__Written exercise__. Using the entries shown below, output the line containing "Write a Python", the line containing "from bokeh.resources import INLINE", and every line between them, exactly. Pictures are omitted.

__Data records__.
+ + +

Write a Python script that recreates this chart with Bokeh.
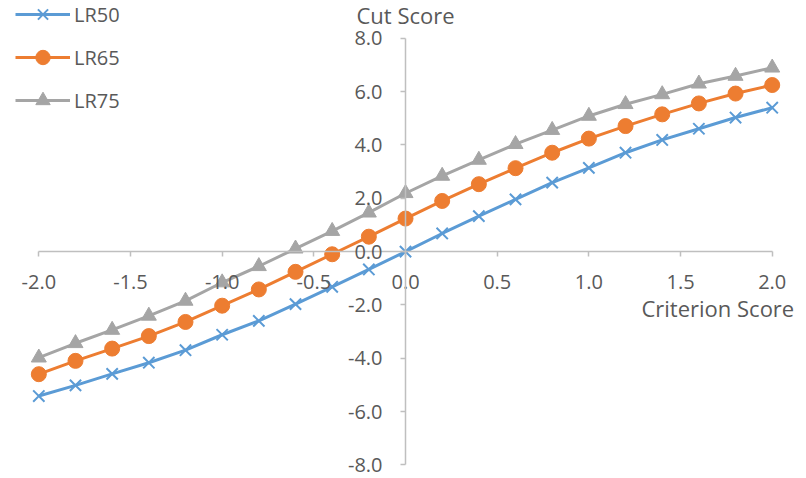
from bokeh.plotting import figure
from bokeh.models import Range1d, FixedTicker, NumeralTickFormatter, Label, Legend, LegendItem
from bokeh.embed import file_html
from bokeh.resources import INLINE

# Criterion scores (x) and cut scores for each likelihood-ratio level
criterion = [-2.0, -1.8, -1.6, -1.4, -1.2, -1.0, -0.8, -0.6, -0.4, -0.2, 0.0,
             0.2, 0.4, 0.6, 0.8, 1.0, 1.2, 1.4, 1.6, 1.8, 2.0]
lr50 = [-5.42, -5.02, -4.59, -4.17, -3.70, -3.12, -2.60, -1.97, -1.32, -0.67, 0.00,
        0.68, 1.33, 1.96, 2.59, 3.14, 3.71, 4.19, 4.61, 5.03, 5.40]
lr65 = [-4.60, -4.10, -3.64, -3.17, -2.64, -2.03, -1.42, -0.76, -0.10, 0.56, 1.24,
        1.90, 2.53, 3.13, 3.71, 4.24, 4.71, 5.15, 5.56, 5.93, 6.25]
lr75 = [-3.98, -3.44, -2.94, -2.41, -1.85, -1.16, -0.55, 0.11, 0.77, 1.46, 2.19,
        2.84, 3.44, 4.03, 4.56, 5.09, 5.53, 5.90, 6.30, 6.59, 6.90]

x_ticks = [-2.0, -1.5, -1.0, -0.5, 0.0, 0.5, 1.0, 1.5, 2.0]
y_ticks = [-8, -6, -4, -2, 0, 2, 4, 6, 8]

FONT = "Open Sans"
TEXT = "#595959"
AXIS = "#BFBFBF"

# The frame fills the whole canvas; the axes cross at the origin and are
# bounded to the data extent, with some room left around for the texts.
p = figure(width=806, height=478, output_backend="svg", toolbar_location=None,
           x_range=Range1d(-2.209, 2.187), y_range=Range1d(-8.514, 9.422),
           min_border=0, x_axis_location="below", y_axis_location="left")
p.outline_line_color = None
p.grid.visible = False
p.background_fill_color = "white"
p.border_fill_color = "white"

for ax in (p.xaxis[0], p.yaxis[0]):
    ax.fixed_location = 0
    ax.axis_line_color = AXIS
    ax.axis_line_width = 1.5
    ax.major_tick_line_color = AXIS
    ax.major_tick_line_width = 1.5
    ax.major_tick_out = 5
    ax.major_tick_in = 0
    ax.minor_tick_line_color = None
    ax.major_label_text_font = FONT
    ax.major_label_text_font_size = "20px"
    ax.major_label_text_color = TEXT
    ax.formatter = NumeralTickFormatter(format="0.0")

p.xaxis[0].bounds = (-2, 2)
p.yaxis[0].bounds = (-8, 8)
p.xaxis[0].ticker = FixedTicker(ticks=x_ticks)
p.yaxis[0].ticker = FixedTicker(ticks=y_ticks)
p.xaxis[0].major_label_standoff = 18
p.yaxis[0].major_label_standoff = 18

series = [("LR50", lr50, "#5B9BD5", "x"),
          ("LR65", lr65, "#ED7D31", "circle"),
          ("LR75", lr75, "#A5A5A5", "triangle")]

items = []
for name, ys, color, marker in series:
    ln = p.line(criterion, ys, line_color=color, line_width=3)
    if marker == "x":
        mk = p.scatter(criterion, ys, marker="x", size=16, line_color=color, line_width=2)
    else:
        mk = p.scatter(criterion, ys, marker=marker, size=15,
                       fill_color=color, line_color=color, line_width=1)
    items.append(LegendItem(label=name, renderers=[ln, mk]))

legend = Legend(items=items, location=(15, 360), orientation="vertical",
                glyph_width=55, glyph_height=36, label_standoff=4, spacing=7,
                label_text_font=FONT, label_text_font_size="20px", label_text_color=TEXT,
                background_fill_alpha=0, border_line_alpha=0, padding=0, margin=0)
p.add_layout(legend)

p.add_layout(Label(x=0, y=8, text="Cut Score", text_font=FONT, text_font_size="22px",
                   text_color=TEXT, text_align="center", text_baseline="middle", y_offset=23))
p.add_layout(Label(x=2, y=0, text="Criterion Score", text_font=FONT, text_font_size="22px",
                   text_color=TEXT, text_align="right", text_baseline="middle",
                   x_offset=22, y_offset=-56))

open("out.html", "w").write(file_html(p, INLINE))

+ + +

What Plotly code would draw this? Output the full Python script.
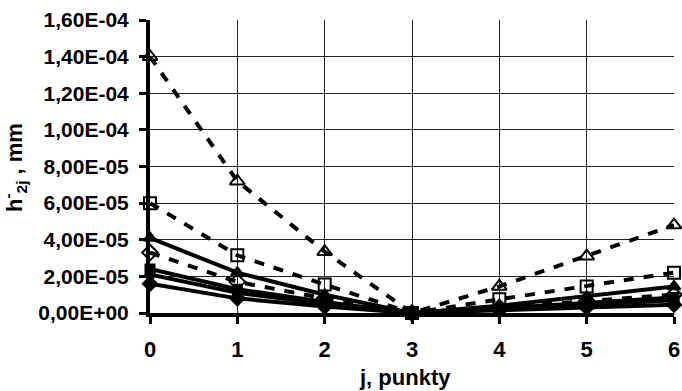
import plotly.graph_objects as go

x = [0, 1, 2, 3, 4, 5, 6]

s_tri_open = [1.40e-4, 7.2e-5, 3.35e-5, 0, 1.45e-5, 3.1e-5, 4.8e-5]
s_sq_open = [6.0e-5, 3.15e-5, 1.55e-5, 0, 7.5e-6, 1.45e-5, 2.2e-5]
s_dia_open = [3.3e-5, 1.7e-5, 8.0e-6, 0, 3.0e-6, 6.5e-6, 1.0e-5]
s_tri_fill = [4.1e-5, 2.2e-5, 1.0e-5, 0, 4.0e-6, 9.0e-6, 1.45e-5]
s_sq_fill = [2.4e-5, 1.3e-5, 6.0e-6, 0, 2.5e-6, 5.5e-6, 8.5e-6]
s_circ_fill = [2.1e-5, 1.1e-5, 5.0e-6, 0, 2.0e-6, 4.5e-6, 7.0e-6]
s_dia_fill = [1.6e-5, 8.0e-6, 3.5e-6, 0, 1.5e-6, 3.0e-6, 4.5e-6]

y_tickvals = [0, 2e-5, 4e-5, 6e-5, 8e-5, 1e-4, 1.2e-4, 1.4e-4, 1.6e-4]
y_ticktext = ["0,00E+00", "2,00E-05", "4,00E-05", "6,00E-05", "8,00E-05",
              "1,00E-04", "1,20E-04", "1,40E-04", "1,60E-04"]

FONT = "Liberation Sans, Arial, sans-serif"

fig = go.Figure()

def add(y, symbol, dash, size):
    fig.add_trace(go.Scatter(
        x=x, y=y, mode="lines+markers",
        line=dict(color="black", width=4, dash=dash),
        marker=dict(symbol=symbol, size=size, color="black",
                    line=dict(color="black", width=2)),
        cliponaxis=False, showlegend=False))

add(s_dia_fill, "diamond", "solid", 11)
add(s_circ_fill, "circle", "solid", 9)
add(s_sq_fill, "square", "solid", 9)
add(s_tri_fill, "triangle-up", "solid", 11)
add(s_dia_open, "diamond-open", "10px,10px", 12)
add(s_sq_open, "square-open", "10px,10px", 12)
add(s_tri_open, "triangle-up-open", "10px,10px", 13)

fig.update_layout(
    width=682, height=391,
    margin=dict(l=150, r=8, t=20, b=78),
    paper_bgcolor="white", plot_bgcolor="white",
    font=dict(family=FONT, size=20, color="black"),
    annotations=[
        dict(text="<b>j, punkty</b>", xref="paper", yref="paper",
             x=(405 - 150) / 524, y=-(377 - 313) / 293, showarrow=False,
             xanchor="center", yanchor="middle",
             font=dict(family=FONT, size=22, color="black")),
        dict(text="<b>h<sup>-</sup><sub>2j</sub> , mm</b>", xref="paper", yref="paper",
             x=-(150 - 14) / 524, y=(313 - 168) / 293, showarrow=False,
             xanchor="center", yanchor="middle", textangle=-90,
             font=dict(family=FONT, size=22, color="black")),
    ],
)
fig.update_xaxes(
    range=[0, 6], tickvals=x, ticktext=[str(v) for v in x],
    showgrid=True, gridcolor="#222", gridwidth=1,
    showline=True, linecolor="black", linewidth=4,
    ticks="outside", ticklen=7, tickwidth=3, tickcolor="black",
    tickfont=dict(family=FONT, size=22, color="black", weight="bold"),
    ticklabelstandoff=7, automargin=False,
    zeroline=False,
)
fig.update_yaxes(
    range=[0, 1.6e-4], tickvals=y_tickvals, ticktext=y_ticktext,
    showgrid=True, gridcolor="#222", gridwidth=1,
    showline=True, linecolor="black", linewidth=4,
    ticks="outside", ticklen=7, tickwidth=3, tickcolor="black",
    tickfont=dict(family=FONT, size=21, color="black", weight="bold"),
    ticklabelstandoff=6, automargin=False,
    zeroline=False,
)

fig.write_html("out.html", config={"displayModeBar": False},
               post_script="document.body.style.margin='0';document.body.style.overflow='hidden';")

+ + +

__Solution__.
Write a Python script that recreates this chart with Bokeh.
from bokeh.plotting import figure
from bokeh.models import Range1d, FixedTicker, NumeralTickFormatter, Label, Legend, LegendItem
from bokeh.embed import file_html
from bokeh.resources import INLINE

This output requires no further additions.